■ MATERIAL FOR THIS EXERCISE:
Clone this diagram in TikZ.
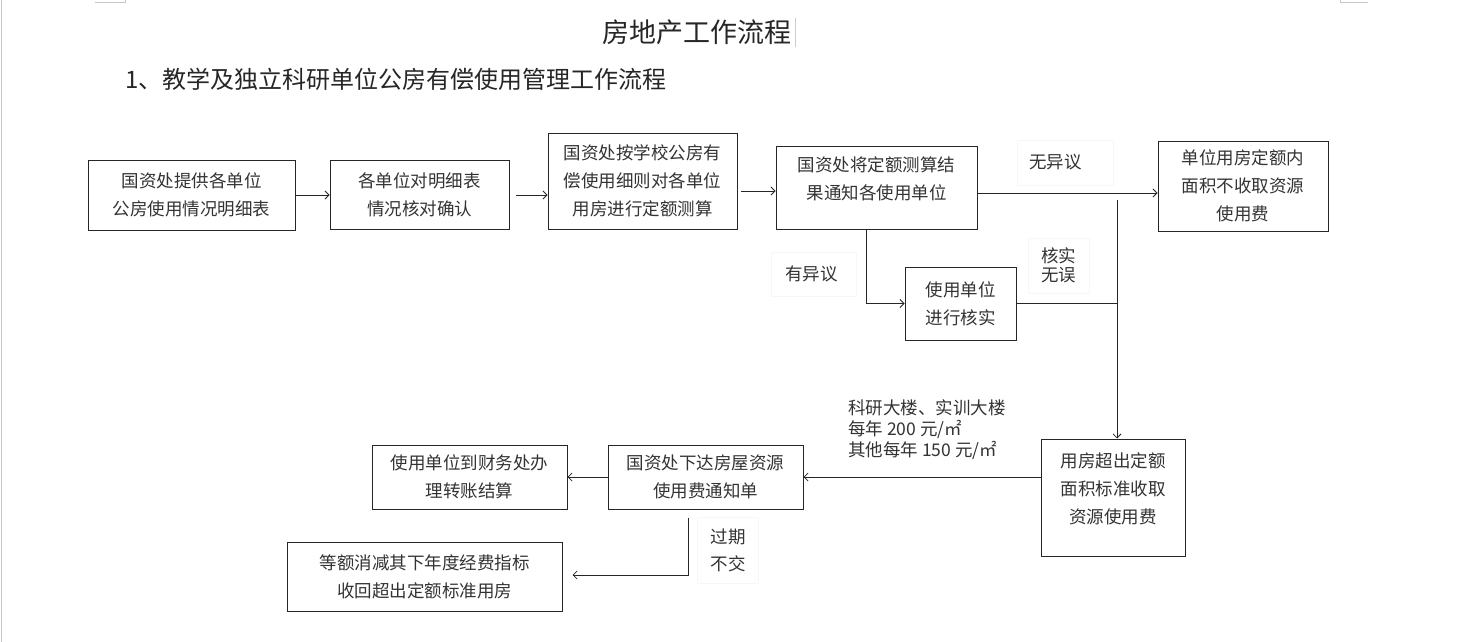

* * *

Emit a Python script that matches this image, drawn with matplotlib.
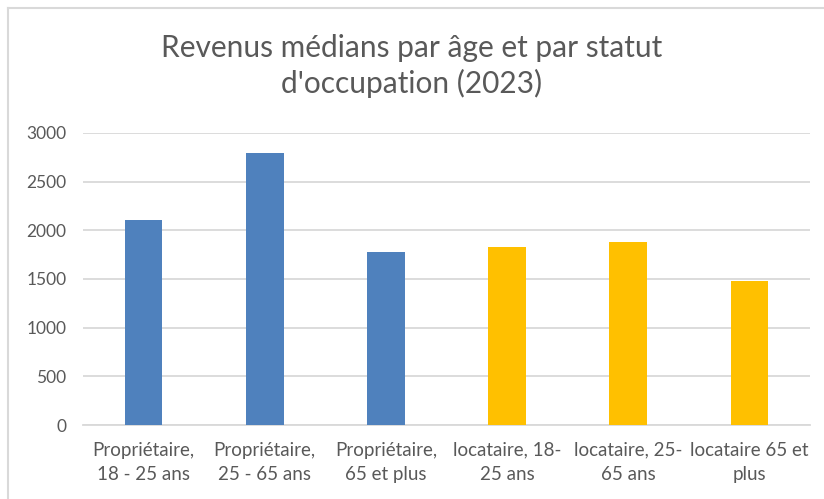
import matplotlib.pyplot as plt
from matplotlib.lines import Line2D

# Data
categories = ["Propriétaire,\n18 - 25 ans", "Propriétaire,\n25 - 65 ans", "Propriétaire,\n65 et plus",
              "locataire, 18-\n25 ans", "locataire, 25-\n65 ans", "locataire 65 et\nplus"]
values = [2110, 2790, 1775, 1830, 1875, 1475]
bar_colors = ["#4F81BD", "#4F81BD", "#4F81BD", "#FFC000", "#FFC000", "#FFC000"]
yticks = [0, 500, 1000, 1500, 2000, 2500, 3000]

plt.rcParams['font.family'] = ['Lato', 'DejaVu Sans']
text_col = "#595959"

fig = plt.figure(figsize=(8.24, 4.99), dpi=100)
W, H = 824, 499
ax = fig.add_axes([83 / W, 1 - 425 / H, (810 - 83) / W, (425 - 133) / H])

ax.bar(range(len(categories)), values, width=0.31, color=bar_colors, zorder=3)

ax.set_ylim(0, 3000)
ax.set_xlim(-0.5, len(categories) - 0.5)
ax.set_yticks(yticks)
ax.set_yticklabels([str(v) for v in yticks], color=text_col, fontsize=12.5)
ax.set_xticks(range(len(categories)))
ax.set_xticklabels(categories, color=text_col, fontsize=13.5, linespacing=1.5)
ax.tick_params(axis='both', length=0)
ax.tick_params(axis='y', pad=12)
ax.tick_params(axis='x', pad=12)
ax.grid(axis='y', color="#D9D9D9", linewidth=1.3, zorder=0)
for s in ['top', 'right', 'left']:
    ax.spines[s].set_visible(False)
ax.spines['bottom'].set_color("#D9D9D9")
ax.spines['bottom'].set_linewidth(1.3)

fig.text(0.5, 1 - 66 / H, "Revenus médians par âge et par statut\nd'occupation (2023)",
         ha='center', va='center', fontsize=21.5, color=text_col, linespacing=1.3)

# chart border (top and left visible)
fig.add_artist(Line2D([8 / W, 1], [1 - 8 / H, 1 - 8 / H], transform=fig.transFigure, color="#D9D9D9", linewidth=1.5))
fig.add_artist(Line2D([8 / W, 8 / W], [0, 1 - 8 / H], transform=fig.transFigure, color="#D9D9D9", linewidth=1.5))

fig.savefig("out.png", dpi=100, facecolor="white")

---

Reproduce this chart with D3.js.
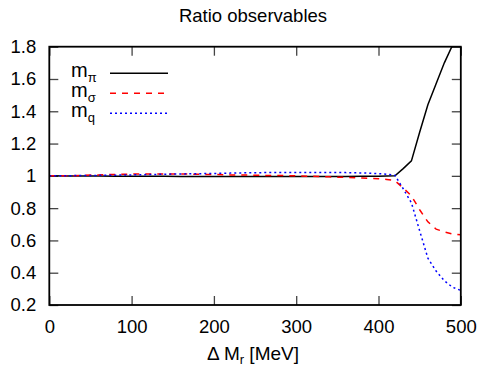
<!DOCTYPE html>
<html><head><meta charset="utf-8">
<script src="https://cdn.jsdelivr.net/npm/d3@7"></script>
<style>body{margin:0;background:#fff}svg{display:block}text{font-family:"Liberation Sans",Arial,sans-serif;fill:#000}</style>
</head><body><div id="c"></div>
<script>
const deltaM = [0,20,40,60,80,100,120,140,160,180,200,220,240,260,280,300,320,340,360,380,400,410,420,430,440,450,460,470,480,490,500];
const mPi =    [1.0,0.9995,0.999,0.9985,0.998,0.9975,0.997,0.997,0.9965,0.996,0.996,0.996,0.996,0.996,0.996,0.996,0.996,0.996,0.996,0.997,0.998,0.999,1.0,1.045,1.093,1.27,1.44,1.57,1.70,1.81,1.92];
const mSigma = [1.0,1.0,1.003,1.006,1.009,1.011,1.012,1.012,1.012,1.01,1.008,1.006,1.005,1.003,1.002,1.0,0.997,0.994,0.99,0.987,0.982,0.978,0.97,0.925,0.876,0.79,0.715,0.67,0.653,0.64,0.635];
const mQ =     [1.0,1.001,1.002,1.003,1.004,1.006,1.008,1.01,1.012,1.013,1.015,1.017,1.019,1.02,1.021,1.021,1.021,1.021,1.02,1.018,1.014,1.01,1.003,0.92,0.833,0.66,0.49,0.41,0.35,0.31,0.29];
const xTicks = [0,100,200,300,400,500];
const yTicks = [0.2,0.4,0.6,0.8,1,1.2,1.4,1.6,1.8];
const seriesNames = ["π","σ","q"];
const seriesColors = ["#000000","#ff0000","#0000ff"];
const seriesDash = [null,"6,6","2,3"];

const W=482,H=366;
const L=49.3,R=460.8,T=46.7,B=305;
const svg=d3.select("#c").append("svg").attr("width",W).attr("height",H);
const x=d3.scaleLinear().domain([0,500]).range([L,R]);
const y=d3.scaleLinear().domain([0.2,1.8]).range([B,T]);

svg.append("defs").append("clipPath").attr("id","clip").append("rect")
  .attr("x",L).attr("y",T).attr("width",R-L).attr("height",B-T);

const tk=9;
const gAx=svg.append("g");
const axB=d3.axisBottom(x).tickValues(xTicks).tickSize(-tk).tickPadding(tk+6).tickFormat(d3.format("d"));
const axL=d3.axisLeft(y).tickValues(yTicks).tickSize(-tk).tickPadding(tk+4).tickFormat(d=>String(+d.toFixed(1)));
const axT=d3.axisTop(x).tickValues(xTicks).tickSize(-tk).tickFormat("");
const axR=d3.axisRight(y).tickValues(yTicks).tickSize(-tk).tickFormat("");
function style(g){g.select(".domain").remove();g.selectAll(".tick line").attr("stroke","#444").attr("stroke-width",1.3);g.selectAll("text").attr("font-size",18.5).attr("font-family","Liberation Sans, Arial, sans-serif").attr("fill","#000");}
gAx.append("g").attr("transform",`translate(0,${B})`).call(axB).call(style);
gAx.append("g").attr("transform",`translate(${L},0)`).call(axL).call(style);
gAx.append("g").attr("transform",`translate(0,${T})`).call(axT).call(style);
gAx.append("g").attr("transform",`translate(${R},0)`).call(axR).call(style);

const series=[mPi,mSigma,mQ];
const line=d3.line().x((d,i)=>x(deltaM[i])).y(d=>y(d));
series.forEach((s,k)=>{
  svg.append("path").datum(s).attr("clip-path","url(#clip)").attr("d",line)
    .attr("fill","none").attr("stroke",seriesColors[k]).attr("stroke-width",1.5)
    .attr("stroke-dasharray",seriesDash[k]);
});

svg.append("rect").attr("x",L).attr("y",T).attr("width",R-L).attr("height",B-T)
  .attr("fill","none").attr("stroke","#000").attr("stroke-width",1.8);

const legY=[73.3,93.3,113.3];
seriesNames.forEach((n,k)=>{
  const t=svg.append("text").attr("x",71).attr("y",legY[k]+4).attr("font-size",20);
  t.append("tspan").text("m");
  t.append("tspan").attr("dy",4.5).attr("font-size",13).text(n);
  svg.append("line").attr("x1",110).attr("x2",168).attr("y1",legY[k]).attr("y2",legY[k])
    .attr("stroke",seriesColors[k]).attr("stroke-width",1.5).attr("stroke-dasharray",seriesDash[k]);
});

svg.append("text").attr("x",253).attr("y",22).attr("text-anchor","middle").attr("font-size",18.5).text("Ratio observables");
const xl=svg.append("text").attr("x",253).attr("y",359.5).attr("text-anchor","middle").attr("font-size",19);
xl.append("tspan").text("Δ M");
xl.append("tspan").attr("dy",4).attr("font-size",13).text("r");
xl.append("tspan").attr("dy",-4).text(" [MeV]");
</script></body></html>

■ STATED GOAL: Only the lines starting at the line with "Reproduce this chart with D3.js." and ending at the line with "const y=d3.scaleLinear().domain([0.2,1.8]).range([B,T]);" should be printed again, exactly and with both ends kept; omit the pictures.

■ OUTPUT OF THE EXERCISE:
Reproduce this chart with D3.js.
<!DOCTYPE html>
<html><head><meta charset="utf-8">
<script src="https://cdn.jsdelivr.net/npm/d3@7"></script>
<style>body{margin:0;background:#fff}svg{display:block}text{font-family:"Liberation Sans",Arial,sans-serif;fill:#000}</style>
</head><body><div id="c"></div>
<script>
const deltaM = [0,20,40,60,80,100,120,140,160,180,200,220,240,260,280,300,320,340,360,380,400,410,420,430,440,450,460,470,480,490,500];
const mPi =    [1.0,0.9995,0.999,0.9985,0.998,0.9975,0.997,0.997,0.9965,0.996,0.996,0.996,0.996,0.996,0.996,0.996,0.996,0.996,0.996,0.997,0.998,0.999,1.0,1.045,1.093,1.27,1.44,1.57,1.70,1.81,1.92];
const mSigma = [1.0,1.0,1.003,1.006,1.009,1.011,1.012,1.012,1.012,1.01,1.008,1.006,1.005,1.003,1.002,1.0,0.997,0.994,0.99,0.987,0.982,0.978,0.97,0.925,0.876,0.79,0.715,0.67,0.653,0.64,0.635];
const mQ =     [1.0,1.001,1.002,1.003,1.004,1.006,1.008,1.01,1.012,1.013,1.015,1.017,1.019,1.02,1.021,1.021,1.021,1.021,1.02,1.018,1.014,1.01,1.003,0.92,0.833,0.66,0.49,0.41,0.35,0.31,0.29];
const xTicks = [0,100,200,300,400,500];
const yTicks = [0.2,0.4,0.6,0.8,1,1.2,1.4,1.6,1.8];
const seriesNames = ["π","σ","q"];
const seriesColors = ["#000000","#ff0000","#0000ff"];
const seriesDash = [null,"6,6","2,3"];

const W=482,H=366;
const L=49.3,R=460.8,T=46.7,B=305;
const svg=d3.select("#c").append("svg").attr("width",W).attr("height",H);
const x=d3.scaleLinear().domain([0,500]).range([L,R]);
const y=d3.scaleLinear().domain([0.2,1.8]).range([B,T]);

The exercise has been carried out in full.